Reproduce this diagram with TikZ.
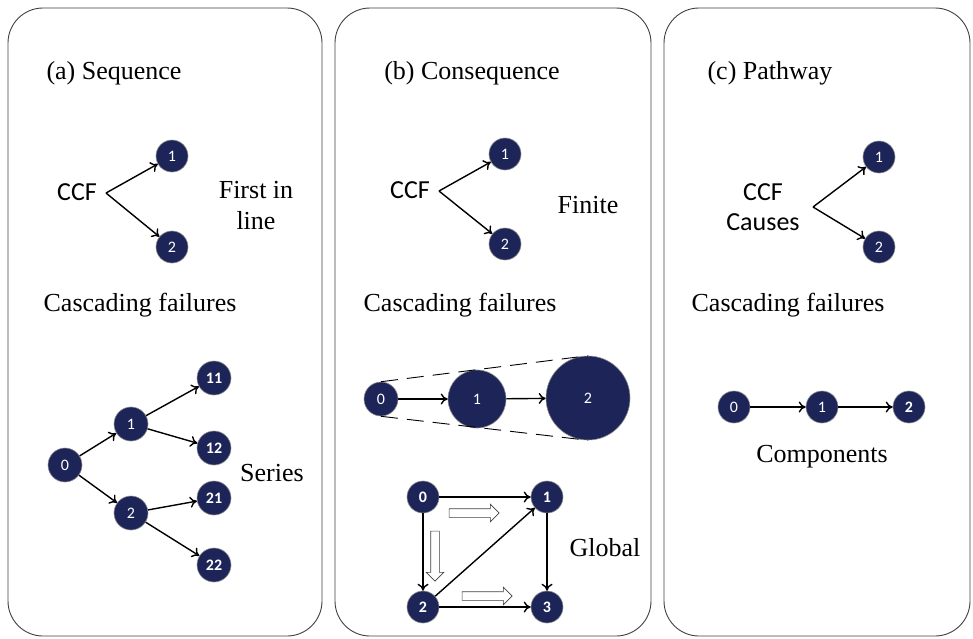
\documentclass[tikz,border=0pt]{standalone}
\usepackage{fontspec}
\setmainfont{Liberation Serif}
\newfontfamily\carl{Carlito}
\usetikzlibrary{arrows.meta,shapes.arrows}
\definecolor{navy}{HTML}{1D2558}
\begin{document}
\begin{tikzpicture}[x=1pt,y=-1pt,
 panel/.style={draw=black!75, line width=0.9pt, rounded corners=35pt},
 nd/.style={circle, fill=navy, draw=black!45, line width=0.6pt, minimum size=32pt, inner sep=0pt, text=white, font=\carl\fontsize{16}{16}\selectfont},
 bnd/.style={nd, font=\carl\bfseries\fontsize{16}{16}\selectfont},
 lab/.style={font=\fontsize{26}{31}\selectfont, inner sep=0pt, align=center},
 slab/.style={font=\carl\fontsize{26}{30}\selectfont, align=center, inner sep=0pt},
 arr/.style={-{To[length=7pt,width=11pt]}, line width=1.4pt},
 hollow/.style={single arrow, draw=black!75, fill=white, minimum height=50pt, minimum width=0pt, inner xsep=0pt, inner ysep=4pt, single arrow head extend=4.5pt, line width=0.6pt}
]
\useasboundingbox (0,0) rectangle (973,638);
% panels
\draw[panel] (8,8) rectangle (322,636);
\draw[panel] (335,8) rectangle (651,636);
\draw[panel] (664,8) rectangle (970,636);

% ---------- (a)
\node[lab] (ta) at (114,73) {(a) Sequence};
\node[slab] (ccfa) at (77,192) {CCF};
\coordinate (sa) at (106,193);
\node[nd] (a1) at (172,156) {1};
\node[nd] (a2) at (172,247) {2};
\draw[arr] (sa) -- (a1);
\draw[arr] (sa) -- (a2);
\node[lab] (fil) at (256,206) {First in\\line};
\node[lab] (cfa) at (140,305) {Cascading failures};
\node[nd, minimum size=34pt] (t0) at (65,465) {0};
\node[nd, minimum size=34pt] (t1) at (131,424) {1};
\node[nd, minimum size=34pt] (t2) at (131,513) {2};
\node[bnd, minimum size=34pt] (t11) at (214,378) {11};
\node[bnd, minimum size=34pt] (t12) at (214,448) {12};
\node[bnd, minimum size=34pt] (t21) at (214,498) {21};
\node[bnd, minimum size=34pt] (t22) at (214,565) {22};
\draw[arr] (t0) -- (t1);
\draw[arr] (t0) -- (t2);
\draw[arr] (t1) -- (t11);
\draw[arr] (t1) -- (t12);
\draw[arr] (t2) -- (t21);
\draw[arr] (t2) -- (t22);
\node[lab] (ser) at (272,473) {Series};

% ---------- (b)
\node[lab] (tb) at (472,73) {(b) Consequence};
\node[slab] (ccfb) at (410,190) {CCF};
\coordinate (sb) at (439,191);
\node[nd] (b1) at (505,154) {1};
\node[nd] (b2) at (505,244) {2};
\draw[arr] (sb) -- (b1);
\draw[arr] (sb) -- (b2);
\node[lab] (fin) at (588,205) {Finite};
\node[lab] (cfb) at (460,305) {Cascading failures};
\node[nd, minimum size=34pt] (c0) at (381,399) {0};
\node[nd, minimum size=58pt] (c1) at (477,399) {1};
\node[nd, minimum size=84pt] (c2) at (588,398) {2};
\draw[arr] (c0) -- (c1);
\draw[arr] (c1) -- (c2);
\draw[dash pattern=on 17pt off 9pt, line width=0.9pt] (c0.north) -- (c2.north);
\draw[dash pattern=on 17pt off 9pt, line width=0.9pt] (c0.south) -- (c2.south);
\node[bnd] (g0) at (423,497) {0};
\node[bnd] (g1) at (547,497) {1};
\node[bnd] (g2) at (423,607) {2};
\node[bnd] (g3) at (547,607) {3};
\draw[arr] (g0) -- (g1);
\draw[arr] (g0) -- (g2);
\draw[arr] (g2) -- (g1);
\draw[arr] (g2) -- (g3);
\draw[arr] (g1) -- (g3);
\node[hollow] (h1) at (472,513) {};
\node[hollow, rotate=-90] (h2) at (435,554) {};
\node[hollow] (h3) at (485,596) {};
\node[lab] (glo) at (605,548) {Global};

% ---------- (c)
\node[lab] (tc) at (770,73) {(c) Pathway};
\node[slab] (ccfc) at (763,207) {CCF\\Causes};
\coordinate (sc) at (813,207);
\node[nd] (p1) at (879,157) {1};
\node[nd] (p2) at (879,247) {2};
\draw[arr] (sc) -- (p1);
\draw[arr] (sc) -- (p2);
\node[lab] (cfc) at (788,305) {Cascading failures};
\node[nd] (q0) at (734,407) {0};
\node[nd] (q1) at (822,407) {1};
\node[bnd] (q2) at (909,407) {2};
\draw[arr] (q0) -- (q1);
\draw[arr] (q1) -- (q2);
\node[lab] (comp) at (822,457) {Components};
\end{tikzpicture}
\end{document}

The request: Produce an exact copy of each line of data, skipping embedded images.

Exercise solution:
Reproduce this diagram with TikZ.
\documentclass[tikz,border=0pt]{standalone}
\usepackage{fontspec}
\setmainfont{Liberation Serif}
\newfontfamily\carl{Carlito}
\usetikzlibrary{arrows.meta,shapes.arrows}
\definecolor{navy}{HTML}{1D2558}
\begin{document}
\begin{tikzpicture}[x=1pt,y=-1pt,
 panel/.style={draw=black!75, line width=0.9pt, rounded corners=35pt},
 nd/.style={circle, fill=navy, draw=black!45, line width=0.6pt, minimum size=32pt, inner sep=0pt, text=white, font=\carl\fontsize{16}{16}\selectfont},
 bnd/.style={nd, font=\carl\bfseries\fontsize{16}{16}\selectfont},
 lab/.style={font=\fontsize{26}{31}\selectfont, inner sep=0pt, align=center},
 slab/.style={font=\carl\fontsize{26}{30}\selectfont, align=center, inner sep=0pt},
 arr/.style={-{To[length=7pt,width=11pt]}, line width=1.4pt},
 hollow/.style={single arrow, draw=black!75, fill=white, minimum height=50pt, minimum width=0pt, inner xsep=0pt, inner ysep=4pt, single arrow head extend=4.5pt, line width=0.6pt}
]
\useasboundingbox (0,0) rectangle (973,638);
% panels
\draw[panel] (8,8) rectangle (322,636);
\draw[panel] (335,8) rectangle (651,636);
\draw[panel] (664,8) rectangle (970,636);

% ---------- (a)
\node[lab] (ta) at (114,73) {(a) Sequence};
\node[slab] (ccfa) at (77,192) {CCF};
\coordinate (sa) at (106,193);
\node[nd] (a1) at (172,156) {1};
\node[nd] (a2) at (172,247) {2};
\draw[arr] (sa) -- (a1);
\draw[arr] (sa) -- (a2);
\node[lab] (fil) at (256,206) {First in\\line};
\node[lab] (cfa) at (140,305) {Cascading failures};
\node[nd, minimum size=34pt] (t0) at (65,465) {0};
\node[nd, minimum size=34pt] (t1) at (131,424) {1};
\node[nd, minimum size=34pt] (t2) at (131,513) {2};
\node[bnd, minimum size=34pt] (t11) at (214,378) {11};
\node[bnd, minimum size=34pt] (t12) at (214,448) {12};
\node[bnd, minimum size=34pt] (t21) at (214,498) {21};
\node[bnd, minimum size=34pt] (t22) at (214,565) {22};
\draw[arr] (t0) -- (t1);
\draw[arr] (t0) -- (t2);
\draw[arr] (t1) -- (t11);
\draw[arr] (t1) -- (t12);
\draw[arr] (t2) -- (t21);
\draw[arr] (t2) -- (t22);
\node[lab] (ser) at (272,473) {Series};

% ---------- (b)
\node[lab] (tb) at (472,73) {(b) Consequence};
\node[slab] (ccfb) at (410,190) {CCF};
\coordinate (sb) at (439,191);
\node[nd] (b1) at (505,154) {1};
\node[nd] (b2) at (505,244) {2};
\draw[arr] (sb) -- (b1);
\draw[arr] (sb) -- (b2);
\node[lab] (fin) at (588,205) {Finite};
\node[lab] (cfb) at (460,305) {Cascading failures};
\node[nd, minimum size=34pt] (c0) at (381,399) {0};
\node[nd, minimum size=58pt] (c1) at (477,399) {1};
\node[nd, minimum size=84pt] (c2) at (588,398) {2};
\draw[arr] (c0) -- (c1);
\draw[arr] (c1) -- (c2);
\draw[dash pattern=on 17pt off 9pt, line width=0.9pt] (c0.north) -- (c2.north);
\draw[dash pattern=on 17pt off 9pt, line width=0.9pt] (c0.south) -- (c2.south);
\node[bnd] (g0) at (423,497) {0};
\node[bnd] (g1) at (547,497) {1};
\node[bnd] (g2) at (423,607) {2};
\node[bnd] (g3) at (547,607) {3};
\draw[arr] (g0) -- (g1);
\draw[arr] (g0) -- (g2);
\draw[arr] (g2) -- (g1);
\draw[arr] (g2) -- (g3);
\draw[arr] (g1) -- (g3);
\node[hollow] (h1) at (472,513) {};
\node[hollow, rotate=-90] (h2) at (435,554) {};
\node[hollow] (h3) at (485,596) {};
\node[lab] (glo) at (605,548) {Global};

% ---------- (c)
\node[lab] (tc) at (770,73) {(c) Pathway};
\node[slab] (ccfc) at (763,207) {CCF\\Causes};
\coordinate (sc) at (813,207);
\node[nd] (p1) at (879,157) {1};
\node[nd] (p2) at (879,247) {2};
\draw[arr] (sc) -- (p1);
\draw[arr] (sc) -- (p2);
\node[lab] (cfc) at (788,305) {Cascading failures};
\node[nd] (q0) at (734,407) {0};
\node[nd] (q1) at (822,407) {1};
\node[bnd] (q2) at (909,407) {2};
\draw[arr] (q0) -- (q1);
\draw[arr] (q1) -- (q2);
\node[lab] (comp) at (822,457) {Components};
\end{tikzpicture}
\end{document}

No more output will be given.